**SOURCE DATA:**
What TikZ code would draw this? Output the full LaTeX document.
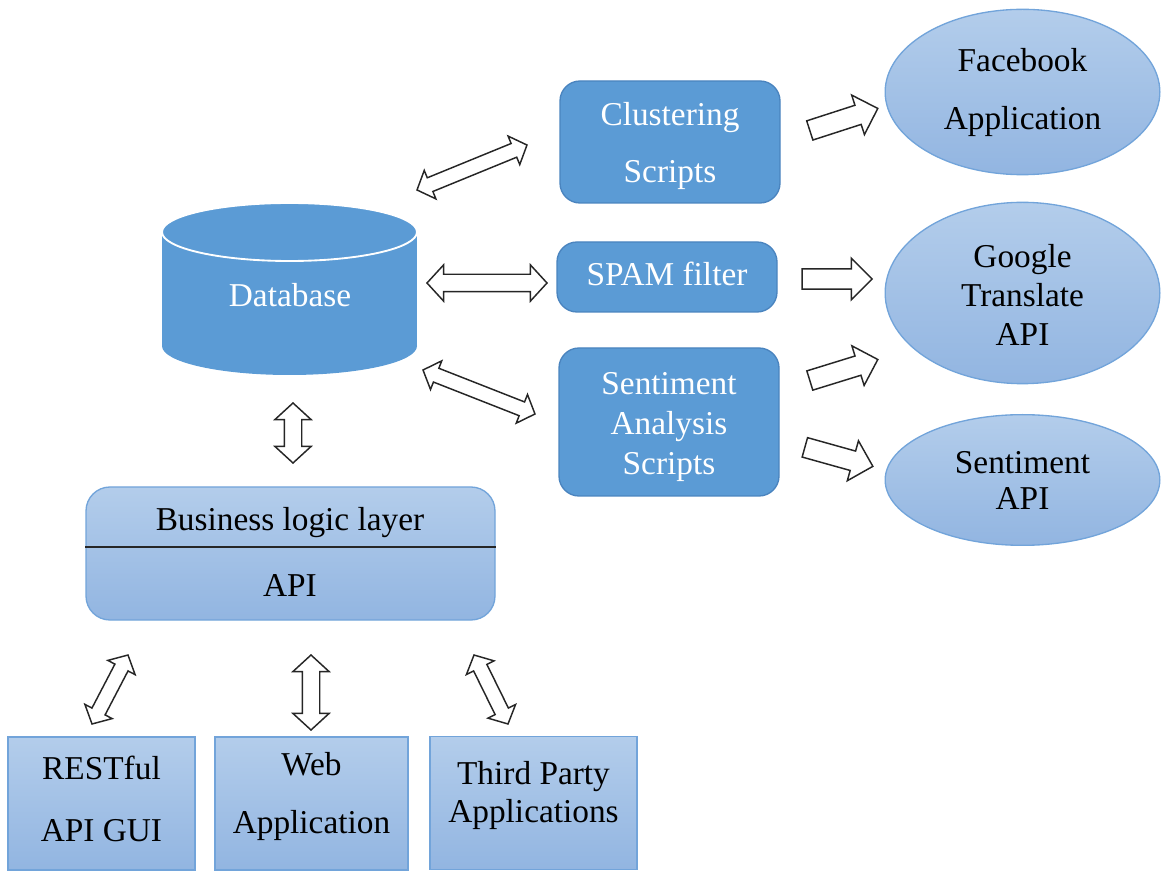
\documentclass[tikz,border=0pt]{standalone}
\usepackage{fontspec}
\setmainfont{Liberation Serif}
\usetikzlibrary{shapes.arrows,shapes.geometric,calc}
\definecolor{dblue}{HTML}{5B9BD5}
\definecolor{dborder}{HTML}{4A84BF}
\definecolor{ltop}{HTML}{B3CDEB}
\definecolor{lbot}{HTML}{92B5E1}
\definecolor{lborder}{HTML}{72A4DA}
\newcommand\dblarr[4][]{\path let \p1=($(#3)-(#2)$), \n1={atan2(\y1,\x1)}, \n2={veclen(\x1,\y1)} in node[dbla,#1,rotate=\n1,minimum height=\n2] (#4) at ($(#2)!0.5!(#3)$) {};}
\newcommand\sglarr[4][]{\path let \p1=($(#3)-(#2)$), \n1={atan2(\y1,\x1)}, \n2={veclen(\x1,\y1)} in node[sgla,#1,rotate=\n1,minimum height=\n2] (#4) at ($(#2)!0.5!(#3)$) {};}
\begin{document}
\begin{tikzpicture}[x=0.75pt,y=-0.75pt,
  ls/.style={font=\fontsize{25}{#1}\selectfont},
  every node/.style={ls=30, align=center},
  darkbox/.style={draw=dborder, line width=1pt, fill=dblue, rounded corners=15pt, inner sep=0pt},
  lightbox/.style={draw=lborder, line width=1pt, top color=ltop, bottom color=lbot, inner sep=0pt},
  lightell/.style={ellipse, draw=lborder, line width=1pt, top color=ltop, bottom color=lbot, inner sep=0pt},
  wtext/.style={text=white},
  dbla/.style={shape=double arrow, draw=black!85, fill=white, line width=1.1pt, inner xsep=0pt, inner ysep=6pt, double arrow head extend=7pt, double arrow tip angle=95, outer sep=0pt},
  sgla/.style={shape=single arrow, draw=black!85, fill=white, line width=1.1pt, inner xsep=0pt, inner ysep=7pt, single arrow head extend=8pt, single arrow tip angle=90, outer sep=0pt}]
\useasboundingbox (0,0) rectangle (1161,873);

% Database cylinder
\fill[dblue] (162,232) rectangle (417,346);
\fill[dblue] (289.5,346) ellipse [x radius=95.625pt, y radius=21.75pt];
\fill[dblue] (289.5,232) ellipse [x radius=95.625pt, y radius=21.75pt];
\draw[white, line width=1.4pt] (289.5,232) ellipse [x radius=95.625pt, y radius=21.75pt];
\node[wtext] (db) at (290,295) {Database};

% dark process boxes
\node[darkbox, minimum width=165pt, minimum height=91.5pt] (clu) at (670,142) {};
\node[wtext, ls=43] (clut) at (670,146) {Clustering\\Scripts};
\node[darkbox, minimum width=165pt, minimum height=52.5pt] (spam) at (667,277) {};
\node[wtext] (spamt) at (667,274) {SPAM filter};
\node[darkbox, minimum width=165pt, minimum height=111pt] (sent) at (669,422) {};
\node[wtext, ls=30] (sentt) at (669,427) {Sentiment\\Analysis\\Scripts};

% external services
\node[lightell, minimum width=206pt, minimum height=124pt] (fb) at (1022.5,92) {};
\node[ls=43.5] (fbt) at (1022.5,92) {Facebook\\Application};
\node[lightell, minimum width=206pt, minimum height=136pt] (gt) at (1022.5,293) {};
\node[ls=29] (gtt) at (1022.5,295) {Google\\Translate\\API};
\node[lightell, minimum width=206pt, minimum height=98pt] (sapi) at (1022.5,480) {};
\node[ls=27] (sapit) at (1022.5,480) {Sentiment\\API};

% business logic layer
\node[lightbox, rounded corners=18pt, minimum width=306.75pt, minimum height=99.75pt] (bll) at (290.5,553.5) {};
\draw[black!85, line width=1.2pt] (bll.west |- 0,547) -- (bll.east |- 0,547);
\node (bllt) at (290,523) {Business logic layer};
\node (api) at (290,585) {API};

% clients
\node[lightbox, minimum width=140.25pt, minimum height=99.75pt] (rest) at (101.5,803.5) {};
\node[ls=47] (restt) at (101.5,799) {RESTful\\API GUI};
\node[lightbox, minimum width=144.75pt, minimum height=99.75pt] (web) at (311.5,803.5) {};
\node[ls=43.5] (webt) at (311.5,796) {Web\\Application};
\node[lightbox, minimum width=155.25pt, minimum height=99.75pt] (third) at (533.5,803) {};
\node[ls=28.5] (thirdt) at (533.5,795) {Third Party\\Applications};

% arrow end points
\coordinate (a1) at (417,190); \coordinate (b1) at (527,145);
\coordinate (a2) at (427,283); \coordinate (b2) at (547,283);
\coordinate (a3) at (423,370); \coordinate (b3) at (535,414);
\coordinate (a4) at (293,403); \coordinate (b4) at (293,463);
\coordinate (a5) at (128,655); \coordinate (b5) at (92,724);
\coordinate (a6) at (311,655); \coordinate (b6) at (311,730);
\coordinate (a7) at (474,655); \coordinate (b7) at (508,724);
\coordinate (c1) at (805,132); \coordinate (d1) at (873,110);
\coordinate (c2) at (797,279); \coordinate (d2) at (867,279);
\coordinate (c3) at (805,382); \coordinate (d3) at (873,361);
\coordinate (c4) at (800,446); \coordinate (d4) at (868,465);

\dblarr[inner ysep=5pt, double arrow head extend=6pt]{a1}{b1}{ar1}
\dblarr{a2}{b2}{ar2}
\dblarr[inner ysep=5pt, double arrow head extend=6pt]{a3}{b3}{ar3}
\dblarr{a4}{b4}{ar4}
\dblarr[inner ysep=5pt, double arrow head extend=6pt]{a5}{b5}{ar5}
\dblarr{a6}{b6}{ar6}
\dblarr[inner ysep=5pt, double arrow head extend=6pt]{a7}{b7}{ar7}
\sglarr{c1}{d1}{sr1}
\sglarr{c2}{d2}{sr2}
\sglarr{c3}{d3}{sr3}
\sglarr{c4}{d4}{sr4}
\end{tikzpicture}
\end{document}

**WHAT THE EXERCISE ASKS:** Copy the listing in full and without alteration, omitting every picture.

**COMPLETED TASK:**
What TikZ code would draw this? Output the full LaTeX document.
\documentclass[tikz,border=0pt]{standalone}
\usepackage{fontspec}
\setmainfont{Liberation Serif}
\usetikzlibrary{shapes.arrows,shapes.geometric,calc}
\definecolor{dblue}{HTML}{5B9BD5}
\definecolor{dborder}{HTML}{4A84BF}
\definecolor{ltop}{HTML}{B3CDEB}
\definecolor{lbot}{HTML}{92B5E1}
\definecolor{lborder}{HTML}{72A4DA}
\newcommand\dblarr[4][]{\path let \p1=($(#3)-(#2)$), \n1={atan2(\y1,\x1)}, \n2={veclen(\x1,\y1)} in node[dbla,#1,rotate=\n1,minimum height=\n2] (#4) at ($(#2)!0.5!(#3)$) {};}
\newcommand\sglarr[4][]{\path let \p1=($(#3)-(#2)$), \n1={atan2(\y1,\x1)}, \n2={veclen(\x1,\y1)} in node[sgla,#1,rotate=\n1,minimum height=\n2] (#4) at ($(#2)!0.5!(#3)$) {};}
\begin{document}
\begin{tikzpicture}[x=0.75pt,y=-0.75pt,
  ls/.style={font=\fontsize{25}{#1}\selectfont},
  every node/.style={ls=30, align=center},
  darkbox/.style={draw=dborder, line width=1pt, fill=dblue, rounded corners=15pt, inner sep=0pt},
  lightbox/.style={draw=lborder, line width=1pt, top color=ltop, bottom color=lbot, inner sep=0pt},
  lightell/.style={ellipse, draw=lborder, line width=1pt, top color=ltop, bottom color=lbot, inner sep=0pt},
  wtext/.style={text=white},
  dbla/.style={shape=double arrow, draw=black!85, fill=white, line width=1.1pt, inner xsep=0pt, inner ysep=6pt, double arrow head extend=7pt, double arrow tip angle=95, outer sep=0pt},
  sgla/.style={shape=single arrow, draw=black!85, fill=white, line width=1.1pt, inner xsep=0pt, inner ysep=7pt, single arrow head extend=8pt, single arrow tip angle=90, outer sep=0pt}]
\useasboundingbox (0,0) rectangle (1161,873);

% Database cylinder
\fill[dblue] (162,232) rectangle (417,346);
\fill[dblue] (289.5,346) ellipse [x radius=95.625pt, y radius=21.75pt];
\fill[dblue] (289.5,232) ellipse [x radius=95.625pt, y radius=21.75pt];
\draw[white, line width=1.4pt] (289.5,232) ellipse [x radius=95.625pt, y radius=21.75pt];
\node[wtext] (db) at (290,295) {Database};

% dark process boxes
\node[darkbox, minimum width=165pt, minimum height=91.5pt] (clu) at (670,142) {};
\node[wtext, ls=43] (clut) at (670,146) {Clustering\\Scripts};
\node[darkbox, minimum width=165pt, minimum height=52.5pt] (spam) at (667,277) {};
\node[wtext] (spamt) at (667,274) {SPAM filter};
\node[darkbox, minimum width=165pt, minimum height=111pt] (sent) at (669,422) {};
\node[wtext, ls=30] (sentt) at (669,427) {Sentiment\\Analysis\\Scripts};

% external services
\node[lightell, minimum width=206pt, minimum height=124pt] (fb) at (1022.5,92) {};
\node[ls=43.5] (fbt) at (1022.5,92) {Facebook\\Application};
\node[lightell, minimum width=206pt, minimum height=136pt] (gt) at (1022.5,293) {};
\node[ls=29] (gtt) at (1022.5,295) {Google\\Translate\\API};
\node[lightell, minimum width=206pt, minimum height=98pt] (sapi) at (1022.5,480) {};
\node[ls=27] (sapit) at (1022.5,480) {Sentiment\\API};

% business logic layer
\node[lightbox, rounded corners=18pt, minimum width=306.75pt, minimum height=99.75pt] (bll) at (290.5,553.5) {};
\draw[black!85, line width=1.2pt] (bll.west |- 0,547) -- (bll.east |- 0,547);
\node (bllt) at (290,523) {Business logic layer};
\node (api) at (290,585) {API};

% clients
\node[lightbox, minimum width=140.25pt, minimum height=99.75pt] (rest) at (101.5,803.5) {};
\node[ls=47] (restt) at (101.5,799) {RESTful\\API GUI};
\node[lightbox, minimum width=144.75pt, minimum height=99.75pt] (web) at (311.5,803.5) {};
\node[ls=43.5] (webt) at (311.5,796) {Web\\Application};
\node[lightbox, minimum width=155.25pt, minimum height=99.75pt] (third) at (533.5,803) {};
\node[ls=28.5] (thirdt) at (533.5,795) {Third Party\\Applications};

% arrow end points
\coordinate (a1) at (417,190); \coordinate (b1) at (527,145);
\coordinate (a2) at (427,283); \coordinate (b2) at (547,283);
\coordinate (a3) at (423,370); \coordinate (b3) at (535,414);
\coordinate (a4) at (293,403); \coordinate (b4) at (293,463);
\coordinate (a5) at (128,655); \coordinate (b5) at (92,724);
\coordinate (a6) at (311,655); \coordinate (b6) at (311,730);
\coordinate (a7) at (474,655); \coordinate (b7) at (508,724);
\coordinate (c1) at (805,132); \coordinate (d1) at (873,110);
\coordinate (c2) at (797,279); \coordinate (d2) at (867,279);
\coordinate (c3) at (805,382); \coordinate (d3) at (873,361);
\coordinate (c4) at (800,446); \coordinate (d4) at (868,465);

\dblarr[inner ysep=5pt, double arrow head extend=6pt]{a1}{b1}{ar1}
\dblarr{a2}{b2}{ar2}
\dblarr[inner ysep=5pt, double arrow head extend=6pt]{a3}{b3}{ar3}
\dblarr{a4}{b4}{ar4}
\dblarr[inner ysep=5pt, double arrow head extend=6pt]{a5}{b5}{ar5}
\dblarr{a6}{b6}{ar6}
\dblarr[inner ysep=5pt, double arrow head extend=6pt]{a7}{b7}{ar7}
\sglarr{c1}{d1}{sr1}
\sglarr{c2}{d2}{sr2}
\sglarr{c3}{d3}{sr3}
\sglarr{c4}{d4}{sr4}
\end{tikzpicture}
\end{document}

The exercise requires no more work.